*MATERIAL SHOWN*.

----

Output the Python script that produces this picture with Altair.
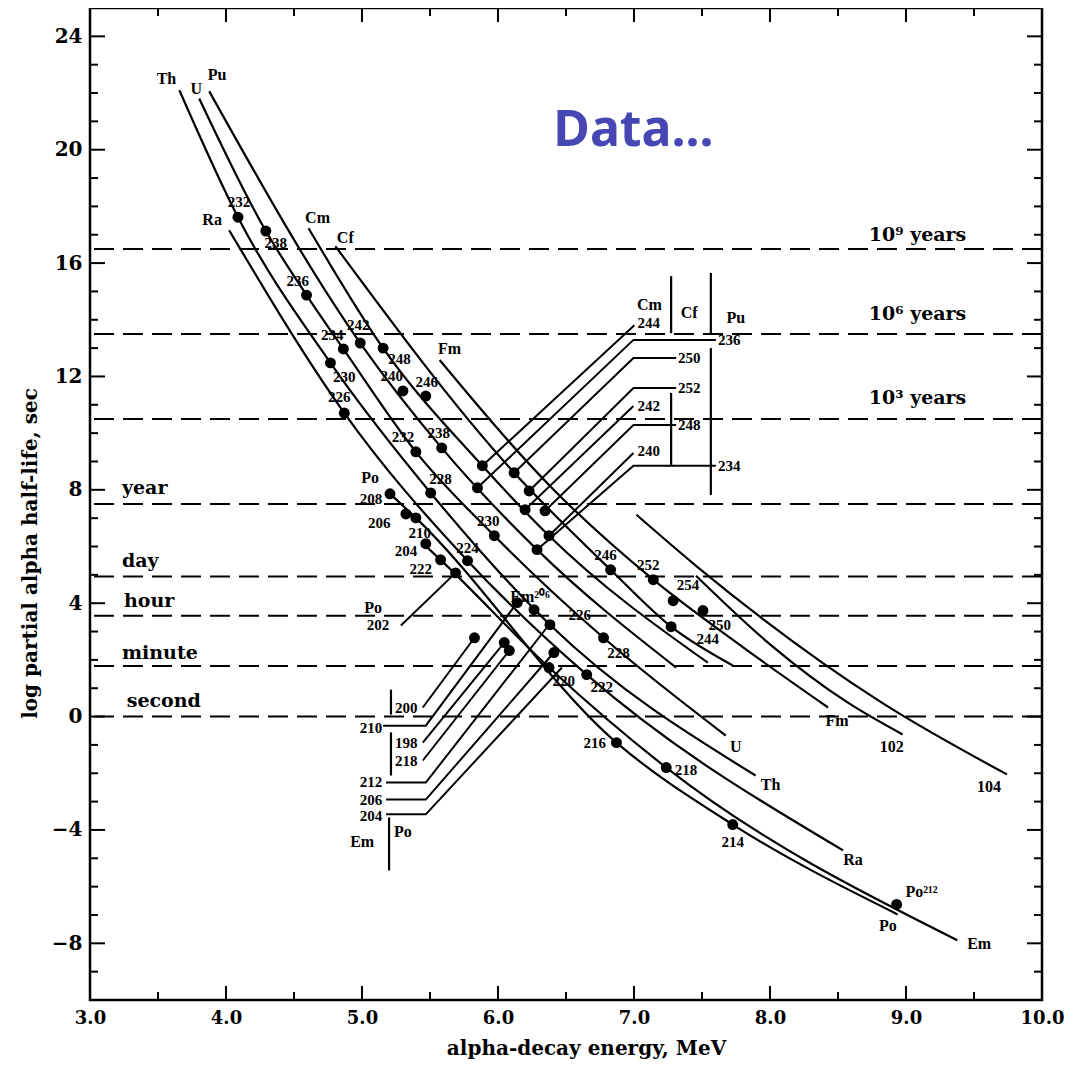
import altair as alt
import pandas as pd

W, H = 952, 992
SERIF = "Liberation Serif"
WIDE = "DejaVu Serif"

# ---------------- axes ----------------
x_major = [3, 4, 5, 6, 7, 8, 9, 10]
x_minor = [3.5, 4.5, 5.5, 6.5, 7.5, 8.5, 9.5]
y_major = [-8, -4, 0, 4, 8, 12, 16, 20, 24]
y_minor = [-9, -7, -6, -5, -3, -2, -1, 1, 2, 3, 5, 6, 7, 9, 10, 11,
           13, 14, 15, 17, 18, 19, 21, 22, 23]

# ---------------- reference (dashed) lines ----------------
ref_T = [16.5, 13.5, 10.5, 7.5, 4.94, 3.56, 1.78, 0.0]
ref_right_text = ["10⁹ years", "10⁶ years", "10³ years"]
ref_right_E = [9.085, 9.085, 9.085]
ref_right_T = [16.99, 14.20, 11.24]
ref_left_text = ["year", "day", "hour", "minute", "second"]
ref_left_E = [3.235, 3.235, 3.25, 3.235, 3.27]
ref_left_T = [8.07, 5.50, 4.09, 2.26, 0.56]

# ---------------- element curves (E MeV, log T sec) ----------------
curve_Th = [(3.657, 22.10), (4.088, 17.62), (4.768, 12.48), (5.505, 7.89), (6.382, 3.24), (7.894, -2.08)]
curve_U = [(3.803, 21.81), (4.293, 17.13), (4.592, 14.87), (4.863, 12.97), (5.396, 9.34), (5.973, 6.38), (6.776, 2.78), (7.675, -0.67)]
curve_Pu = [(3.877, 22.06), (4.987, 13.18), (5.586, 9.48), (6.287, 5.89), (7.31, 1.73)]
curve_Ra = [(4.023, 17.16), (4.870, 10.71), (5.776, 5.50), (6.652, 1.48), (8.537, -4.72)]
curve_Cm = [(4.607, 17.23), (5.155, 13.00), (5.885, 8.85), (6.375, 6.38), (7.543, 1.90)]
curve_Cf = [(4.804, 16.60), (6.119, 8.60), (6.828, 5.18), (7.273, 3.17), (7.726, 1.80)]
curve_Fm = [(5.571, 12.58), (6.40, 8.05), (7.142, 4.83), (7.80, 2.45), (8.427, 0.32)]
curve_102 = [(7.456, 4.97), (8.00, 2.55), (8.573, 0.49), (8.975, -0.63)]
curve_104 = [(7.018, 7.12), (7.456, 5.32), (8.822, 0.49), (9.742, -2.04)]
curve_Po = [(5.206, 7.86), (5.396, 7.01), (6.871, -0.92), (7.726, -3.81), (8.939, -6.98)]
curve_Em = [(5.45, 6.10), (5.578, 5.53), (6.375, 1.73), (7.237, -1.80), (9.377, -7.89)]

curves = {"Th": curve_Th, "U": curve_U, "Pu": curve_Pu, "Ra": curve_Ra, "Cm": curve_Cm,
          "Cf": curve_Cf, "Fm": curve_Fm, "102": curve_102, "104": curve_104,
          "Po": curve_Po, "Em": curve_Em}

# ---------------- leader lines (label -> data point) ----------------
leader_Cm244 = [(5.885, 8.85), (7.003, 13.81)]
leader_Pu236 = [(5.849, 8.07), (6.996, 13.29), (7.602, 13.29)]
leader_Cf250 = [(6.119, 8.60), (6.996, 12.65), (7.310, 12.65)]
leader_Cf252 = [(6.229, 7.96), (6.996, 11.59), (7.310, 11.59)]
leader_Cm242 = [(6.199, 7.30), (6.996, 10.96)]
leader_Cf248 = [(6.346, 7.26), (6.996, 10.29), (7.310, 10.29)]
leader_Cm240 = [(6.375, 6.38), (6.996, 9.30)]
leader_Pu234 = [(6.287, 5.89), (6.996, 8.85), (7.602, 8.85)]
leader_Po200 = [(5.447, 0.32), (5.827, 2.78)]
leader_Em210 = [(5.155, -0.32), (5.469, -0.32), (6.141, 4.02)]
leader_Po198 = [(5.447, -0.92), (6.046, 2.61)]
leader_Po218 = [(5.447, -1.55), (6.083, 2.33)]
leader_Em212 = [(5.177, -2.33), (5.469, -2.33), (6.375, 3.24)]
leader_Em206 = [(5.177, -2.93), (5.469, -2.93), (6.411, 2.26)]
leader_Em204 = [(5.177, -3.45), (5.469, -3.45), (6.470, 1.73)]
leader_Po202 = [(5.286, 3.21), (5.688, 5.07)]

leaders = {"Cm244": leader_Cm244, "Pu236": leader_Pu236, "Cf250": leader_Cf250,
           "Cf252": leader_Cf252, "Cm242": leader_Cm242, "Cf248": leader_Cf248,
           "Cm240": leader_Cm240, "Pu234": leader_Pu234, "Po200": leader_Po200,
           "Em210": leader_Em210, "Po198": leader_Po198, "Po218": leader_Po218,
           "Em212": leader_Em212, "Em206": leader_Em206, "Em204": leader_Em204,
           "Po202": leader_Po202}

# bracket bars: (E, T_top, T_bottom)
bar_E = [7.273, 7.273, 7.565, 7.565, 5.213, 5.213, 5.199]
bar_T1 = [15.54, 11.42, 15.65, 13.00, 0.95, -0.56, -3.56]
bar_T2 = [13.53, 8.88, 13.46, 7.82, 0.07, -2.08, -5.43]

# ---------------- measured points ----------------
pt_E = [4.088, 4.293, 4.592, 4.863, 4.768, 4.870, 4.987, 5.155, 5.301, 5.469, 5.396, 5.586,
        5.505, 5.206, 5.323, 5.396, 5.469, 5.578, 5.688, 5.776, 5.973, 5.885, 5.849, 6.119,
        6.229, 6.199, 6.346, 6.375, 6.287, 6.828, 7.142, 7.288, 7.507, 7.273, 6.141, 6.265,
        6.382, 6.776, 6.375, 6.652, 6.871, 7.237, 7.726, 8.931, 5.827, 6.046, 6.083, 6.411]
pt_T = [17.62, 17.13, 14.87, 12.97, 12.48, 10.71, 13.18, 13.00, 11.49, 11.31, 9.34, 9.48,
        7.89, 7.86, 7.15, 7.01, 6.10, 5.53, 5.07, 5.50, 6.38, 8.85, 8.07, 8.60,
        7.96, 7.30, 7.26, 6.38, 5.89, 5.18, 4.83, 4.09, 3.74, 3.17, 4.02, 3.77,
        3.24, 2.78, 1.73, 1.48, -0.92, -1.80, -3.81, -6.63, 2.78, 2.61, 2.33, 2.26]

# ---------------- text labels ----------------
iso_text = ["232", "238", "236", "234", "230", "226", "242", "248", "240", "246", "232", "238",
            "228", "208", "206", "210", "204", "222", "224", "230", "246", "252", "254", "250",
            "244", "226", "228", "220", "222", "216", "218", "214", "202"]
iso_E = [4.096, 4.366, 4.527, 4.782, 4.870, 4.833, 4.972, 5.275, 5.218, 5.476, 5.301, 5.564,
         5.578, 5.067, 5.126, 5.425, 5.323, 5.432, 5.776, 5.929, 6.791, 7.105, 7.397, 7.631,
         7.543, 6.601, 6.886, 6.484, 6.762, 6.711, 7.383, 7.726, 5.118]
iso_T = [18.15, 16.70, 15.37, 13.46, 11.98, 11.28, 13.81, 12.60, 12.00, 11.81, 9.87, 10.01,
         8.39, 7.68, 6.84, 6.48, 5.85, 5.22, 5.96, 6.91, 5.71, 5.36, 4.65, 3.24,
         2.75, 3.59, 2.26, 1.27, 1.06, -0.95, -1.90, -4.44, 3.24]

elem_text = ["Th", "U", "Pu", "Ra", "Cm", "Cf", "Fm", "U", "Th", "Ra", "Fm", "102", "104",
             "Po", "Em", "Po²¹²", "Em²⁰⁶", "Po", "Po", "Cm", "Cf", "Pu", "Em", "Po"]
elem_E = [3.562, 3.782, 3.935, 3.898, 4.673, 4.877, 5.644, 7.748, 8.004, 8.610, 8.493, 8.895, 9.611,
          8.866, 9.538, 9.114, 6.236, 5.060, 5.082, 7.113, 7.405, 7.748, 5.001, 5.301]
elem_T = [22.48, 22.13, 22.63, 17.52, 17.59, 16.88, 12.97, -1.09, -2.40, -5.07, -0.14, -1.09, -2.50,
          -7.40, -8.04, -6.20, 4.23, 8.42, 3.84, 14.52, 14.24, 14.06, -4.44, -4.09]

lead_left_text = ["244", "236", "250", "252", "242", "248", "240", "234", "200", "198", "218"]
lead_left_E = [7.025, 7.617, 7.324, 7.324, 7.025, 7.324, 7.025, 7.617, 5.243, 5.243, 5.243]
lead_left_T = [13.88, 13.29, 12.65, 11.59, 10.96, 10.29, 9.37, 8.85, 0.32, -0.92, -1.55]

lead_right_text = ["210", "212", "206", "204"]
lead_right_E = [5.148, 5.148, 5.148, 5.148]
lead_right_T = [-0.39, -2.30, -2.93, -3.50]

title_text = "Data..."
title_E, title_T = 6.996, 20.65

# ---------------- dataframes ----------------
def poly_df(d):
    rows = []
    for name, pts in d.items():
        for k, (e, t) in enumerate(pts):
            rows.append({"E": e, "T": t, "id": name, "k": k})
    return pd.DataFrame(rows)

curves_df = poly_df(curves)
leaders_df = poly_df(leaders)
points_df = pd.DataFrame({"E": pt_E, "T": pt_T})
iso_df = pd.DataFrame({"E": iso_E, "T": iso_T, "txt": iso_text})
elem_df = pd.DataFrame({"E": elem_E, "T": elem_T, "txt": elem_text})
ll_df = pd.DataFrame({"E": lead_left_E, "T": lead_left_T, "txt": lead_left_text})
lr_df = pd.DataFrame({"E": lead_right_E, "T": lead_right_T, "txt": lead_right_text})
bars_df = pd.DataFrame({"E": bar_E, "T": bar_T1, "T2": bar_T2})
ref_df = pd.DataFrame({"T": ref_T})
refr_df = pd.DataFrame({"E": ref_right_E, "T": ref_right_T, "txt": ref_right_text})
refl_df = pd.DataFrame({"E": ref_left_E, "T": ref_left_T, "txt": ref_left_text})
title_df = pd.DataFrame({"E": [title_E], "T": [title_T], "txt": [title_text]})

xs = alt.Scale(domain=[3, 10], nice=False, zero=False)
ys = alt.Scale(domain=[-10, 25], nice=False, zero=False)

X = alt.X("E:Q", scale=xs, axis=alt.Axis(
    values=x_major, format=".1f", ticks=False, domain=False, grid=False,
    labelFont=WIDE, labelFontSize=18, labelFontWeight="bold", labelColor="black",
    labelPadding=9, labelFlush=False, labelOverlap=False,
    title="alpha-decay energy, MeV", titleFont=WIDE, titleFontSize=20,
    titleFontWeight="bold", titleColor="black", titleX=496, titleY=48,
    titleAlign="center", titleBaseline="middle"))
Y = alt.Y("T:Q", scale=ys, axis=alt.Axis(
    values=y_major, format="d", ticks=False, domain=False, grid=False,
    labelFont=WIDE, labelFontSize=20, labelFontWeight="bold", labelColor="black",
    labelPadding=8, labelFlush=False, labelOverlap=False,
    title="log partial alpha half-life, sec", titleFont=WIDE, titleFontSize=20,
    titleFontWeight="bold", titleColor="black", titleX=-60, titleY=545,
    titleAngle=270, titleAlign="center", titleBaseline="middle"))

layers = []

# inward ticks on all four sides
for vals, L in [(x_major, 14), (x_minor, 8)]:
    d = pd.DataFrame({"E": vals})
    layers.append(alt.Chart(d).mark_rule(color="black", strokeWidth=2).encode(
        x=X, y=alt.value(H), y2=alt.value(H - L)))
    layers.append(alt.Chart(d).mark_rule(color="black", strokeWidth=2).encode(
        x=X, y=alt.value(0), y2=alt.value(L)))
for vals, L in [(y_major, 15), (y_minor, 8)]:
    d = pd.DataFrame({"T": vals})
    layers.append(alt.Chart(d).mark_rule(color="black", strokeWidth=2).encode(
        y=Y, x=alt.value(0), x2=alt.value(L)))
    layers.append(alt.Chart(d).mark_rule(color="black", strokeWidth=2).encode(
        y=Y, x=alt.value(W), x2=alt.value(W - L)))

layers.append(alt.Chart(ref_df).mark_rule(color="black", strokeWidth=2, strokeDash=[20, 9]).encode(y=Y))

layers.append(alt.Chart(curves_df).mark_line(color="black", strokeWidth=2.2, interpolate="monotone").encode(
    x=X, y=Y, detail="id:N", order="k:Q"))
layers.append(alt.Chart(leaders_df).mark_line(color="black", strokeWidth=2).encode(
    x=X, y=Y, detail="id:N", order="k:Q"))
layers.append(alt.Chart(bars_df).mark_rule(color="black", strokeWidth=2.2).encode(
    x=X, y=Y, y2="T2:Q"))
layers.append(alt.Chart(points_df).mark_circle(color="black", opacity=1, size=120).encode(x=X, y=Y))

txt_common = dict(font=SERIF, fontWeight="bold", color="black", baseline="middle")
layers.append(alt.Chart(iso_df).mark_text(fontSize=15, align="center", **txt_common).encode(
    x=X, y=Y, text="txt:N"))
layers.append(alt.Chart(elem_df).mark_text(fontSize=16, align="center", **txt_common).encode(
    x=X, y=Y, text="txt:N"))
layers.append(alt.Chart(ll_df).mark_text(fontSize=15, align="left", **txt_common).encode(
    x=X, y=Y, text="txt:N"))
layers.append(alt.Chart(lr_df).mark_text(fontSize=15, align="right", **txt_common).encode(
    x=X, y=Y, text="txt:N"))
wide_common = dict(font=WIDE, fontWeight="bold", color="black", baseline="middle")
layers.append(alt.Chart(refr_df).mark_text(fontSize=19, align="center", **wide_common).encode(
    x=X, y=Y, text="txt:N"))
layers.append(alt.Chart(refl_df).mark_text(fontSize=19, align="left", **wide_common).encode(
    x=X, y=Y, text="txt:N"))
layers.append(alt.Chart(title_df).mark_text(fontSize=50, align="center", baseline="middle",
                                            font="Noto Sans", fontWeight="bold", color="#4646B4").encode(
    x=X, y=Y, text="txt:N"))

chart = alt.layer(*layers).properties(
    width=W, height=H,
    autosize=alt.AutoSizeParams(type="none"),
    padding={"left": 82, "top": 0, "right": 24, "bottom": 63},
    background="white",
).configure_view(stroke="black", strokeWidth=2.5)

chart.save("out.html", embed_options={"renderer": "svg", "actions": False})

----

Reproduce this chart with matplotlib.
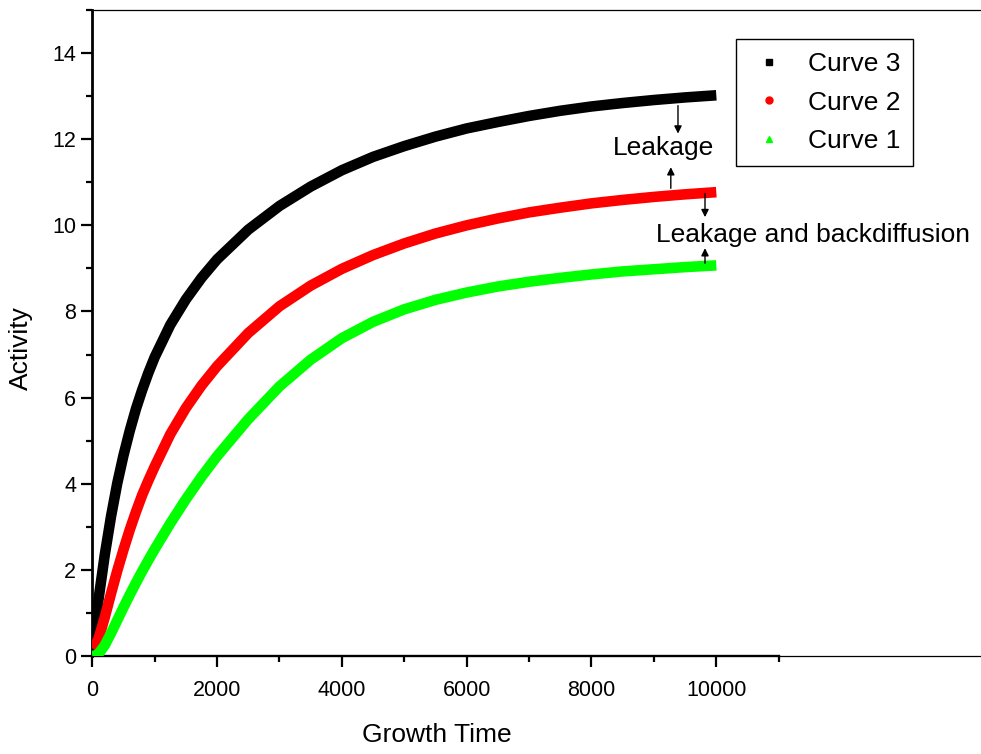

----

*SHORT TASK*. Copy out, exactly, every line from the one that contains "Output the Python" through the one that contains "ref_left_T = [8.07, 5.50, 4.09, 2.26, 0.56]". Pictures stay out of the copy.

*RESULT OF THIS TASK*.
Output the Python script that produces this picture with Altair.
import altair as alt
import pandas as pd

W, H = 952, 992
SERIF = "Liberation Serif"
WIDE = "DejaVu Serif"

# ---------------- axes ----------------
x_major = [3, 4, 5, 6, 7, 8, 9, 10]
x_minor = [3.5, 4.5, 5.5, 6.5, 7.5, 8.5, 9.5]
y_major = [-8, -4, 0, 4, 8, 12, 16, 20, 24]
y_minor = [-9, -7, -6, -5, -3, -2, -1, 1, 2, 3, 5, 6, 7, 9, 10, 11,
           13, 14, 15, 17, 18, 19, 21, 22, 23]

# ---------------- reference (dashed) lines ----------------
ref_T = [16.5, 13.5, 10.5, 7.5, 4.94, 3.56, 1.78, 0.0]
ref_right_text = ["10⁹ years", "10⁶ years", "10³ years"]
ref_right_E = [9.085, 9.085, 9.085]
ref_right_T = [16.99, 14.20, 11.24]
ref_left_text = ["year", "day", "hour", "minute", "second"]
ref_left_E = [3.235, 3.235, 3.25, 3.235, 3.27]
ref_left_T = [8.07, 5.50, 4.09, 2.26, 0.56]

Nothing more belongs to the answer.